• _EXERCISE GOAL_: What is to be printed is the span of lines starting at the one containing "Write the Plotly code for this chart." and ending at the one containing "import plotly.graph_objects as go", reproduced exactly with pictures left out.

[begin EXTRACTED RECORDS]

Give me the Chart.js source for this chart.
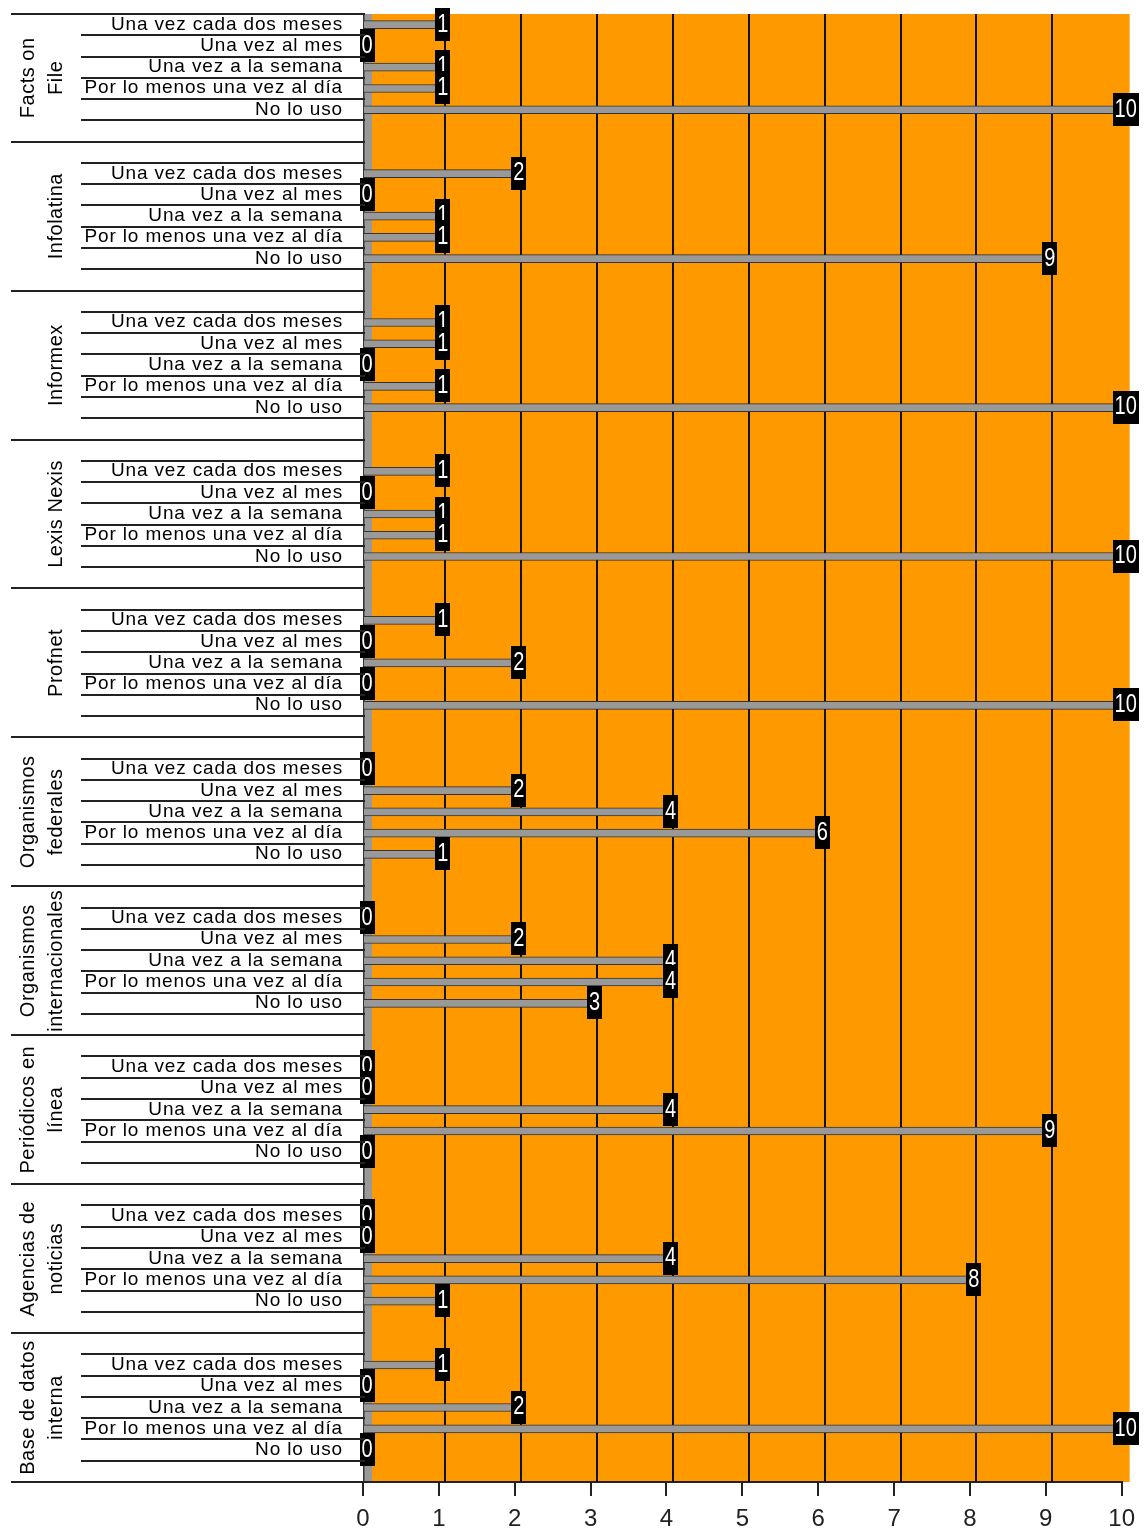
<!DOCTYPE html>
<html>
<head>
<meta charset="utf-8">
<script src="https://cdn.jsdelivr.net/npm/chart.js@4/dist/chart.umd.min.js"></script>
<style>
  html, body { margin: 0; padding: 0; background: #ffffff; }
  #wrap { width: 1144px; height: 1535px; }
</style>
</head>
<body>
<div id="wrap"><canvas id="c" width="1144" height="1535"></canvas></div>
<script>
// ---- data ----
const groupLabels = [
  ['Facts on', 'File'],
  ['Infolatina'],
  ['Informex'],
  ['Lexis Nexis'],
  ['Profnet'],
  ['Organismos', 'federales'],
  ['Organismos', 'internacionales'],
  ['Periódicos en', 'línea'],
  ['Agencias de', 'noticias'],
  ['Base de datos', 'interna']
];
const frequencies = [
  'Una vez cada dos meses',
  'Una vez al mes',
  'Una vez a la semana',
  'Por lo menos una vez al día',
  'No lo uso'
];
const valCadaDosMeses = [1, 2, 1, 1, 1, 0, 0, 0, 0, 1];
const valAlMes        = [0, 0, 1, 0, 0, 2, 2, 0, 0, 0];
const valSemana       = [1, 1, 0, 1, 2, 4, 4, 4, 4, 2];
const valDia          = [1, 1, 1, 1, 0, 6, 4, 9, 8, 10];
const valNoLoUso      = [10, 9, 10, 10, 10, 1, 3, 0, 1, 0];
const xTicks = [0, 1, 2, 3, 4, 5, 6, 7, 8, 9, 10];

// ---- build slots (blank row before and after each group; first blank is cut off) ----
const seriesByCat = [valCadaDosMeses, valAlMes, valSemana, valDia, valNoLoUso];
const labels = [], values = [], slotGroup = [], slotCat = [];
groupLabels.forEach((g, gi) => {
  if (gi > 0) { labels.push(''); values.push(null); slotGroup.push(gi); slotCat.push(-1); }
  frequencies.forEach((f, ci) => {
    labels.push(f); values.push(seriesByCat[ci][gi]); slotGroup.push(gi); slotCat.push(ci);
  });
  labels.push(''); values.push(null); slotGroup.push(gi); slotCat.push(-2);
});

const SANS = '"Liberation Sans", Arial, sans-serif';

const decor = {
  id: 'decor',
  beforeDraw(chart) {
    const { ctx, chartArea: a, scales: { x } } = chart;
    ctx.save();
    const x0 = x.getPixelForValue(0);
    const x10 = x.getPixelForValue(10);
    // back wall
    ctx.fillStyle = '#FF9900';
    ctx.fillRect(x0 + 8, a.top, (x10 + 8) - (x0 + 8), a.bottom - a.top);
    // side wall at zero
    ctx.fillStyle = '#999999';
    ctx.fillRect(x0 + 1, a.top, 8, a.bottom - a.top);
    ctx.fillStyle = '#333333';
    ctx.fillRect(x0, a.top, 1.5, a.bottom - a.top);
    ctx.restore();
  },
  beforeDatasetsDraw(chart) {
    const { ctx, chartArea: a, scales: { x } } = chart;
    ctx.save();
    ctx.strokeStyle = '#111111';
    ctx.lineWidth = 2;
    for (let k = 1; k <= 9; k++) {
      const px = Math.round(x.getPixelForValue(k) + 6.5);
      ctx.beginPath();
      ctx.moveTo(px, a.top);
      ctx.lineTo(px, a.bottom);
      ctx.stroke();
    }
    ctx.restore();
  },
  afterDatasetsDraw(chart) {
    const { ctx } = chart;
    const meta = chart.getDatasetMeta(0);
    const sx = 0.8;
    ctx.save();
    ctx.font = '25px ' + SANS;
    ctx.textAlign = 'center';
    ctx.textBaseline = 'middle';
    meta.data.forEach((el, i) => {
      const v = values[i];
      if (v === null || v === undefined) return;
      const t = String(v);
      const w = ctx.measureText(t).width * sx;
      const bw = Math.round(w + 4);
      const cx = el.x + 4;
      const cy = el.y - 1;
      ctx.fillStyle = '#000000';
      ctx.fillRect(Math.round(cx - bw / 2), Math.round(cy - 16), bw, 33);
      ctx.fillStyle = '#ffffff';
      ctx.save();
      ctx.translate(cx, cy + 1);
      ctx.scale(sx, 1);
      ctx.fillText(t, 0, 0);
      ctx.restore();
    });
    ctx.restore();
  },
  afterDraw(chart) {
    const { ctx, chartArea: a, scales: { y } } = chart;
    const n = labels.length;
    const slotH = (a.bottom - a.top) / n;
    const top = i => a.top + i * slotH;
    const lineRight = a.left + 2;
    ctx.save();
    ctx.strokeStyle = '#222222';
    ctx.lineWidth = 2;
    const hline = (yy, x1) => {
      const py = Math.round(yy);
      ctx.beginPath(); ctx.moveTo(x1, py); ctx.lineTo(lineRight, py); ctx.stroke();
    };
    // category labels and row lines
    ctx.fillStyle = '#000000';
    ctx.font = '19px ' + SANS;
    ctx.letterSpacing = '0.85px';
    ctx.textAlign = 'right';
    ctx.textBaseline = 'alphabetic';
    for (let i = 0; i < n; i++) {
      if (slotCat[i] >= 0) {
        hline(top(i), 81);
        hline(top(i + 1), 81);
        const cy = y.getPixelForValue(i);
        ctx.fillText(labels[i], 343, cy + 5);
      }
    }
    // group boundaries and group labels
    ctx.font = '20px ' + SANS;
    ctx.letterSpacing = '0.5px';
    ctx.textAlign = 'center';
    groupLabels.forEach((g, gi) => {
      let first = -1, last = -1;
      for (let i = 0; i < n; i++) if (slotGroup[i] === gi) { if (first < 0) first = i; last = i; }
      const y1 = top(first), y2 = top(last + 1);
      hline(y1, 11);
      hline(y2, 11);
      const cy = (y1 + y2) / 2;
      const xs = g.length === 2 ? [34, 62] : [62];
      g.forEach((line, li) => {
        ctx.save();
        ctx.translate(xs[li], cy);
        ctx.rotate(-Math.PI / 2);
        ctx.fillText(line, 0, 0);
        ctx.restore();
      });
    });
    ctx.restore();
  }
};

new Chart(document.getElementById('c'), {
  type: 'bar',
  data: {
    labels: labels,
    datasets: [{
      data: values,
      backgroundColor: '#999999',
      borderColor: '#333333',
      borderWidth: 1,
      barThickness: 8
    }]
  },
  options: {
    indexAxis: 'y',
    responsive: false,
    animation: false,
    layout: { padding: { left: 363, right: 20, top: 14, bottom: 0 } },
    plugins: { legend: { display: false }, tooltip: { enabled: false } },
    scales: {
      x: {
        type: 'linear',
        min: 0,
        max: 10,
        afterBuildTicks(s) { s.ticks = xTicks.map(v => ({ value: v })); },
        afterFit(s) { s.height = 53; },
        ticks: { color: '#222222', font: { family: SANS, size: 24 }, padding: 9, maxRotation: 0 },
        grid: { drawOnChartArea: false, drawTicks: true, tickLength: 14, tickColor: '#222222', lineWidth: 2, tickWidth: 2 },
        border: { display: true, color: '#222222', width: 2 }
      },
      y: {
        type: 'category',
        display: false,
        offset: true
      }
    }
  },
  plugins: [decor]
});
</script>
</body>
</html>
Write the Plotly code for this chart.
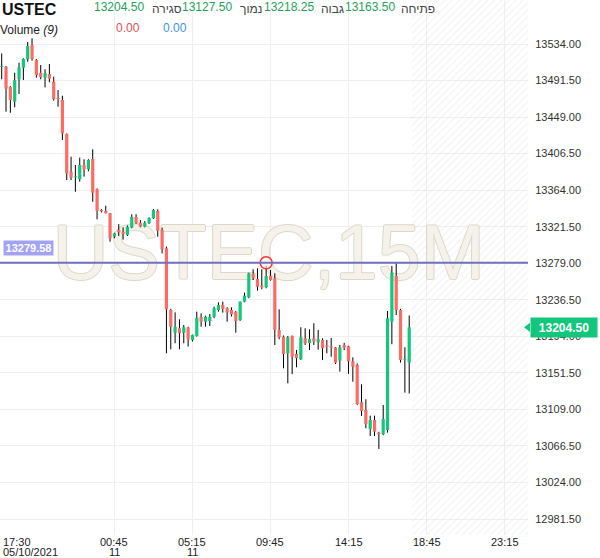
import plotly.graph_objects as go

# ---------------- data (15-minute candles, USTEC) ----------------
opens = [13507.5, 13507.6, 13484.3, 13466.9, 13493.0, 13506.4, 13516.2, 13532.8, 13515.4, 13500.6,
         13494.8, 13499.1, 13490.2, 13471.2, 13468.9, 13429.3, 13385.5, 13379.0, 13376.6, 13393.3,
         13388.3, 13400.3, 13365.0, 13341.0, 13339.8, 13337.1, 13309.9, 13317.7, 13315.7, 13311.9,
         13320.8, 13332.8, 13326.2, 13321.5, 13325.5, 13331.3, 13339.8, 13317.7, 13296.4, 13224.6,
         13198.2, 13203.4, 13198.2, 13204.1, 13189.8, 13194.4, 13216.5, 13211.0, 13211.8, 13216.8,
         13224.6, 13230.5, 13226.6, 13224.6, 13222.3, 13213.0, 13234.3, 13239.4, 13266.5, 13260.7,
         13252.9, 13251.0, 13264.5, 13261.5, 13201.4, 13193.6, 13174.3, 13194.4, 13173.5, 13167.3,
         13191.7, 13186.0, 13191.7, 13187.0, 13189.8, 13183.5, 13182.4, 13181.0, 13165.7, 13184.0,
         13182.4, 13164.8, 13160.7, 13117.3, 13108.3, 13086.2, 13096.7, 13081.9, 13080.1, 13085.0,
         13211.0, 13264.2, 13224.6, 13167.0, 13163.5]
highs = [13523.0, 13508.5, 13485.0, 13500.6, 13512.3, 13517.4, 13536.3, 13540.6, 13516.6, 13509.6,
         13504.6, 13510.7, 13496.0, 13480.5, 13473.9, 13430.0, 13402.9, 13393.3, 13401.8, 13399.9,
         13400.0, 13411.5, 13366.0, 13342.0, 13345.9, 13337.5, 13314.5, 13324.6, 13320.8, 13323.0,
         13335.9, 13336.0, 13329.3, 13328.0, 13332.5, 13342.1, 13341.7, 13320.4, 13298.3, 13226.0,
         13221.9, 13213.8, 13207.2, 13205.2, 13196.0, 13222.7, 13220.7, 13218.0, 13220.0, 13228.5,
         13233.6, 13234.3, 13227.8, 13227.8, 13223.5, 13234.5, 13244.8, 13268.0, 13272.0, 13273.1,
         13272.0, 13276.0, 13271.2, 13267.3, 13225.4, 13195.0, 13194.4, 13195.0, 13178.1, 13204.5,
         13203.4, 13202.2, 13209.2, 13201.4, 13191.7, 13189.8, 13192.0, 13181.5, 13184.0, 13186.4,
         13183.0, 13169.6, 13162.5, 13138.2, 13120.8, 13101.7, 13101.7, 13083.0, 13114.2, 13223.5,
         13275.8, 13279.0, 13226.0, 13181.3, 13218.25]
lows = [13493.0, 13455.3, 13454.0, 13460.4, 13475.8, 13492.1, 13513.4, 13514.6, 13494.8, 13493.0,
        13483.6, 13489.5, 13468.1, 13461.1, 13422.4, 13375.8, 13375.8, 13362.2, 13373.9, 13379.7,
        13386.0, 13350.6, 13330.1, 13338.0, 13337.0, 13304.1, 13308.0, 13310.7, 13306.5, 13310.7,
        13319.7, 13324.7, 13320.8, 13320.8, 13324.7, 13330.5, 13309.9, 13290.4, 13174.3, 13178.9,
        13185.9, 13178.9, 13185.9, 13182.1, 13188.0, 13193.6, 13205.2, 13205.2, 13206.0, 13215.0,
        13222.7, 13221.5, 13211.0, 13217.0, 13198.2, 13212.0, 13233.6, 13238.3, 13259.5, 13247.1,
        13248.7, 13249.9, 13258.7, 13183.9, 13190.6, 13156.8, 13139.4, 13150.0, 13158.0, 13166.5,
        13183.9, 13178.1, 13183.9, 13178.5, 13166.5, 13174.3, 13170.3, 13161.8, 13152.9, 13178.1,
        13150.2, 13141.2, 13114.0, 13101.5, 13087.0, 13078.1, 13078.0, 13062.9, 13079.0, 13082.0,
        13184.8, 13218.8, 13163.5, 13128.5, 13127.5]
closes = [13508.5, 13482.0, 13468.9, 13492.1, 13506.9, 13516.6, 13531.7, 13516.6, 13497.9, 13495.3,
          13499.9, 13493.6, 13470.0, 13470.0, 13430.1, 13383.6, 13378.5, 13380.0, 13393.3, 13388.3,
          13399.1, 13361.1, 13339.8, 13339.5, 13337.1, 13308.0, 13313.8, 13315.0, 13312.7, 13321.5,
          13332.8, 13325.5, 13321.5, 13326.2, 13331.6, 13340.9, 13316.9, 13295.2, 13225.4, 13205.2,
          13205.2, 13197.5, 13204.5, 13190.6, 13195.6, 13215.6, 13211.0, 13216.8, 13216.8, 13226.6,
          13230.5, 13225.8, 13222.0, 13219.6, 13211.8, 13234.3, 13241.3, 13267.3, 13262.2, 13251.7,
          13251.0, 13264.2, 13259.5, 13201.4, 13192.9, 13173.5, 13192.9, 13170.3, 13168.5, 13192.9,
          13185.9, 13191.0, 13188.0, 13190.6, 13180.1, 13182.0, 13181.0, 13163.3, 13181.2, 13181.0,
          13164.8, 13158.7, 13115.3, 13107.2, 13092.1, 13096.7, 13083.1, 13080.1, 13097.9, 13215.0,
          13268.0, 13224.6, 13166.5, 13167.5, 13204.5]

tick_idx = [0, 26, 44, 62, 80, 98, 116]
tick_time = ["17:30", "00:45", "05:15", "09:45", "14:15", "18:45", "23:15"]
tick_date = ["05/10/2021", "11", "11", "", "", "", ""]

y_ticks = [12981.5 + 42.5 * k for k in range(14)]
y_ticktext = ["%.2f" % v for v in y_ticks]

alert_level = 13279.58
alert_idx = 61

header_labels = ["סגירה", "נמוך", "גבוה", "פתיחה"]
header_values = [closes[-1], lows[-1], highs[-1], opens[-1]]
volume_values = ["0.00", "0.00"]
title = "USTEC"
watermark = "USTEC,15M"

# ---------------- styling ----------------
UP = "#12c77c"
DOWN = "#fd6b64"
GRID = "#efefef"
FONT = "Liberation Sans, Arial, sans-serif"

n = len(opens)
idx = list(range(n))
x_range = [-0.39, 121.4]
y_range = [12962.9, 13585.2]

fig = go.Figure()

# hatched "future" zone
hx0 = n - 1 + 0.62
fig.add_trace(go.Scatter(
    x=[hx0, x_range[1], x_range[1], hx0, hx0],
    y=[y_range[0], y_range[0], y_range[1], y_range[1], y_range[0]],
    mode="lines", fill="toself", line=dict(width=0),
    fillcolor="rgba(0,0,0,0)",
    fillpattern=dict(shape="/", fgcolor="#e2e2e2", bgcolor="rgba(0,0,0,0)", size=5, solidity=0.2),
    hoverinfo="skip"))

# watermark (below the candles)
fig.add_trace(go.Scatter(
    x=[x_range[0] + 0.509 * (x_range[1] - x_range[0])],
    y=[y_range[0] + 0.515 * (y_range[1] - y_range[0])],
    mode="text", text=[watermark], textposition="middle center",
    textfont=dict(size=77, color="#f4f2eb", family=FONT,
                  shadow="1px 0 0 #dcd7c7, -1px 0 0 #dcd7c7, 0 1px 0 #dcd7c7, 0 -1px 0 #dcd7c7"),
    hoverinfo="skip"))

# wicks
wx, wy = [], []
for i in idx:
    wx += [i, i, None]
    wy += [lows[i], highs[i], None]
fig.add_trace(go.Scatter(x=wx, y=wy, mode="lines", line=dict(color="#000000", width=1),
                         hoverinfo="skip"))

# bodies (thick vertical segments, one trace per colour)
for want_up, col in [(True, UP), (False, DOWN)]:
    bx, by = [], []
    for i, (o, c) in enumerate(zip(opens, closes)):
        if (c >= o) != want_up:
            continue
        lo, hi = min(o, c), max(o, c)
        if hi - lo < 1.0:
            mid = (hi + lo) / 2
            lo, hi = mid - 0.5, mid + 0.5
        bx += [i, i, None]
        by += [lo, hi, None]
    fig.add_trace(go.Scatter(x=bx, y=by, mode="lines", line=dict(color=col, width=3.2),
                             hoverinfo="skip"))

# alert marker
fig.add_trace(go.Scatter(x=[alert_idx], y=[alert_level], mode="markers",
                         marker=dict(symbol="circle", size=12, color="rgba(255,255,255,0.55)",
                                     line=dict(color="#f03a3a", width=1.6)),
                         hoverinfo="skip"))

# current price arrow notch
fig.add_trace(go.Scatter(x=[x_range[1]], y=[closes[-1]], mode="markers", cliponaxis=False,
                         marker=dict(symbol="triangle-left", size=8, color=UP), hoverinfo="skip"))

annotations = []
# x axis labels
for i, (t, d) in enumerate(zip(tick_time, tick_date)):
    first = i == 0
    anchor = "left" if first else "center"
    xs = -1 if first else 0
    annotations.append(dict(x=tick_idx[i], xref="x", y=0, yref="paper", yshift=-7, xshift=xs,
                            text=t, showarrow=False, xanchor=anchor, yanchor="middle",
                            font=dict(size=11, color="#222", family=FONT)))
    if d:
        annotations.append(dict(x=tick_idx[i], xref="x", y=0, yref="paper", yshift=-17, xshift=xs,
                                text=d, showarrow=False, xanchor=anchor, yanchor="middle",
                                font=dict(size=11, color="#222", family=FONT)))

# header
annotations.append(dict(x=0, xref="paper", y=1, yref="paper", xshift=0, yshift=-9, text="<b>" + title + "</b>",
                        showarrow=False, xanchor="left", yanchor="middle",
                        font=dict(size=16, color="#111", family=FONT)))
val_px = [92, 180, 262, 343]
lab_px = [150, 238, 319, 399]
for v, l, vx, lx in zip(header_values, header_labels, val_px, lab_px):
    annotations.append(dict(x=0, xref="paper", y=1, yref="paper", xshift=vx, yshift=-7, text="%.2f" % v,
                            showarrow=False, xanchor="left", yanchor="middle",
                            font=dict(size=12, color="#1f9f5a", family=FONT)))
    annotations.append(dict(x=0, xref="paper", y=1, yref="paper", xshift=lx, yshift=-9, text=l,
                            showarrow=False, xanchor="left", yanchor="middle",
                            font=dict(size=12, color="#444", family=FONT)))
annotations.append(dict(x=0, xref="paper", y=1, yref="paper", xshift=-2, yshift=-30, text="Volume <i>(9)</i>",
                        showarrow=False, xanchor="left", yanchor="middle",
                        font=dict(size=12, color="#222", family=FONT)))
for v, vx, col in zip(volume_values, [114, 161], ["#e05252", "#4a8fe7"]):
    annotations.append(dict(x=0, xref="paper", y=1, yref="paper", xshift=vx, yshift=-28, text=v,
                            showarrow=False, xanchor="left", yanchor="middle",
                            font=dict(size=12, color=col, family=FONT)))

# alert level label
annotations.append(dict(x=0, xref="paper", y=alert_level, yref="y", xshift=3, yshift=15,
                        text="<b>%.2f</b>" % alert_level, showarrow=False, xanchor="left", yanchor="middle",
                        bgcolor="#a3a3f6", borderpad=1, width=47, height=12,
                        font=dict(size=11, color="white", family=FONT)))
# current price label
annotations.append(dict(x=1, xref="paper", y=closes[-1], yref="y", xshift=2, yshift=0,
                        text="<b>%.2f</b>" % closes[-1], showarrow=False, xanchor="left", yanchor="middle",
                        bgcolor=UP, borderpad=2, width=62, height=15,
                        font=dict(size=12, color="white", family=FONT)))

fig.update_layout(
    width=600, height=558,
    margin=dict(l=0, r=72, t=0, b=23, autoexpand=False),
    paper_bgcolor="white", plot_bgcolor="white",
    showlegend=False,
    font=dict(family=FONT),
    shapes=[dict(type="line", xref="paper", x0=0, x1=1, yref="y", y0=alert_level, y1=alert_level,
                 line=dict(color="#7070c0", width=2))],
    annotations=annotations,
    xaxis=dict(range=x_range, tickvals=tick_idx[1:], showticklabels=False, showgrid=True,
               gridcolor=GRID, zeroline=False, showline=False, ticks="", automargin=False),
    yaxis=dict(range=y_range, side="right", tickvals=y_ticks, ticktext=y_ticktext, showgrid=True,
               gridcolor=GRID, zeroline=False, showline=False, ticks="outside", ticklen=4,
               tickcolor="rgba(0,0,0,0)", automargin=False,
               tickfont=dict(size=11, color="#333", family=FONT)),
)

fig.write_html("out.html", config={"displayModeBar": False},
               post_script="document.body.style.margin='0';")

[end EXTRACTED RECORDS]

• _THE REPLY_:
Write the Plotly code for this chart.
import plotly.graph_objects as go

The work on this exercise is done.